Apesar dos poderes que lhe são conferidos, e porque compete a direcção do inquérito ao Ministério Público, “não é curial que o juiz possa intrometer-se na actividade de investigação e recolha de provas, salvo se se tratar de actos necessários à salvaguarda de direitos fundamentais. A direcção do inquérito pertence ao Ministério Público e só a ele compete decidir quais os actos que entende dever levar a cabo para realizar as finalidades do inquérito” - Germano Marques da Silva, Curso de Processo Penal III, 2.ª edição, págs. 80.
Ou seja, pese embora a intervenção do Juiz de instrução na fase do inquérito quando a mesma é obrigatória, a apreciação da necessidade de realização dessas diligências com vista a fundamentar uma decisão de acusar ou de arquivar o inquérito é da competência exclusiva do Ministério Público, sem prejuízo das formas de reacção previstas nos art.s 278º e 279º.

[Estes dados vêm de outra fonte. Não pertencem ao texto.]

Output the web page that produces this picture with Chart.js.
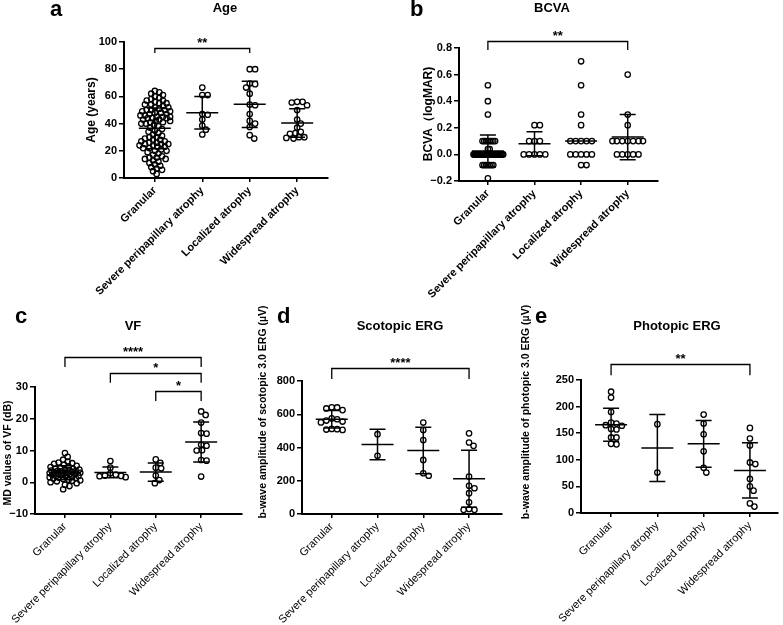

No caso vertente, a assistente não suscitou, como podia, a intervenção do superior hierárquico do Magistrado que dirigiu o inquérito, tudo nos termos do citado artigo 278º, requerendo, por exemplo, o prosseguimento da investigação e suscitando outras diligências probatórias.
Ao invés, optou pela via da instrução para suprir a falta de inquérito, que, claro está, nunca podia ser suprido, porque obrigatório, sob pena de violação do princípio do acusatório e dos direitos de participação e defesa do arguido.
Como bem referiu o Mmo Juiz no despacho recorrido: “Entendimento contrário levaria a que pessoas que nunca foram alvo de Inquérito, se vissem, de repente, transformadas em arguidas na Instrução, com a primeira fase processual a ser-lhes subtraída, num evidente cercear do respetivo direito de defesa, que nem sequer teve a oportunidade de se defender como arguido, com os seus direitos próprios (cfr., designadamente, o artigo 61.°, do Código de Processo Penal), pelo contrário, três destas pessoas mencionadas pela assistente, foram, até, “obrigadas a colaborar” como testemunhas, em face dos deveres que tal qualidade lhes impõem, para além de que lhes “corta” uma fase processual, que até poderia eventualmente ser de arquivamento fundamentado ou de acusação à qual sempre poderia reagir, mas que, no toca a esta última hipótese, no seguimento do processado pela assistente, se tivesse ocorrido, nem sequer poderia requerer a abertura de Instrução.
Por tudo o exposto, sem necessidade de quaisquer outras considerações, bem andou o Mmo Juiz ao rejeitar, por inadmissibilidade legal, o requerimento de abertura da instrução formulado pela assistente, ora recorrente.


III – Dispositivo

Nos termos e pelos fundamentos expostos, acordam os juízes do Tribunal da Relação de Guimarães em julgar improcedente o recurso interposto pela assistente I. S., mantendo-se a decisão recorrida.

Custas pela recorrente, fixando-se a taxa de justiça em 4 UC.